Yes, even on the first page, this book is lecturing you that you are playing the game wrong and also pounding its fist on the table demanding to be taken totally seriously. I don't know if any of the authors were laughing at how fucking pretentious this all is, but we are quite certain that Achilli was not. This book wants you to meditate on the motivations and spiritual beliefs of evil people. It wants the bad guys to be deep and artistic and shit. And if you don't like it, then you're shallow, man. And playing the game wrong.Sins of the Blood wrote:That's what makes Sins of the Blood necessary.
Totally missing from this chapter: any discussion of what it could possibly mean to be outside of society when your society is already itself outside of society and ludicrously small. That's like Klein bottle shit right there.
The outside is also the inside and also go fuck yourself because you're playing the game wrong.
There's an argument to be made that Vampire can be played as a game of psychological horror involving your personal struggle against the ravages of eternity, losing parts of yourself as, night after night, you face the choices that test what you will and won't do to survive. Where some vampires cling to a code, any code, just because it's all that separates them from being the monsters that they claim not to be.
There's also an argument where you're a Deathdealer like from the Underworld movies, so you're basically this badass vampire cop that even other vampires are afraid of because if they break the rules you're the one sent to kill them. (Note: Underworld came out in 2003 and so was after this book, but no one cares. Vampire cops was totally a legit idea for a V:tM campaign).
The point is, it's Calvinball, except you don't get to make up the rules. You're kicked out of mortal society and into immortal society where you're on the bottom rung of a ladder where the punchline varies a bit, but ends up with you dead if you don't follow the rules.

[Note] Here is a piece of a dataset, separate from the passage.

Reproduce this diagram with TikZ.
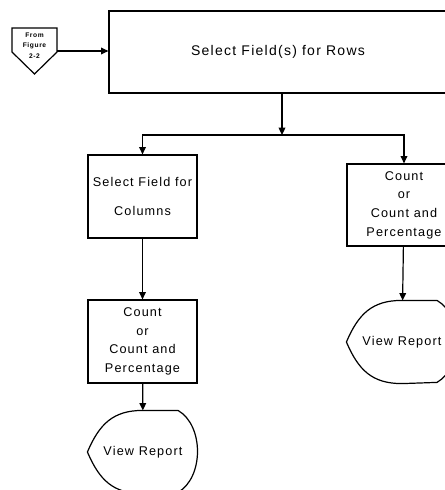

Even the Sabbat, which started and ended as the Insane Clown Posse of vampires, has rules and traditions.
Achilli wants to paint this game as fleshing out the motivations and desires of vampires as having somehow wronged or been wronged by vampire society...but that doesn't necessarily reflect what the player characters are going to give a crap about. If you've been a vampire for two months and are told that doing X is bad, you don't have any social context for why X is bad except that somebody told you that. So a lot of the things that the Vampires might describe as "Sins" are...meh?
Put another way: you do not care about vampire morality. This book, and indeed this game, should have given you some reason to care about vampire morality. It doesn't.
The introduction is just three pages and a lot of it is filler art. There's four mini essays (entitled “Something Wicked This Way Comes,” “Making it Count,” “The Questions of Scale and Frequency,” and “Evil! Evil!” and I am dead serious about those titles) followed by a chapter summary and a laughably short lexicon. The lexicon only defines a few words, including names for followers of three of the Paths of Enlightenment but not for any of the thirteen others mentioned in the next chapter. I assume the Lexicon was either cut for space or just had random path names shoved into it for typesetting reasons. It does end precisely where the page ends. So it has that going for it.
Based on the repetition and contradiction, I'm going to guess that this introduction was cobbled together from different drafts. Either by different people or at different times.
Personally, I bet each one wrote an intro, except the one guy who forgot to do it, so they just put what they had together and called it a night.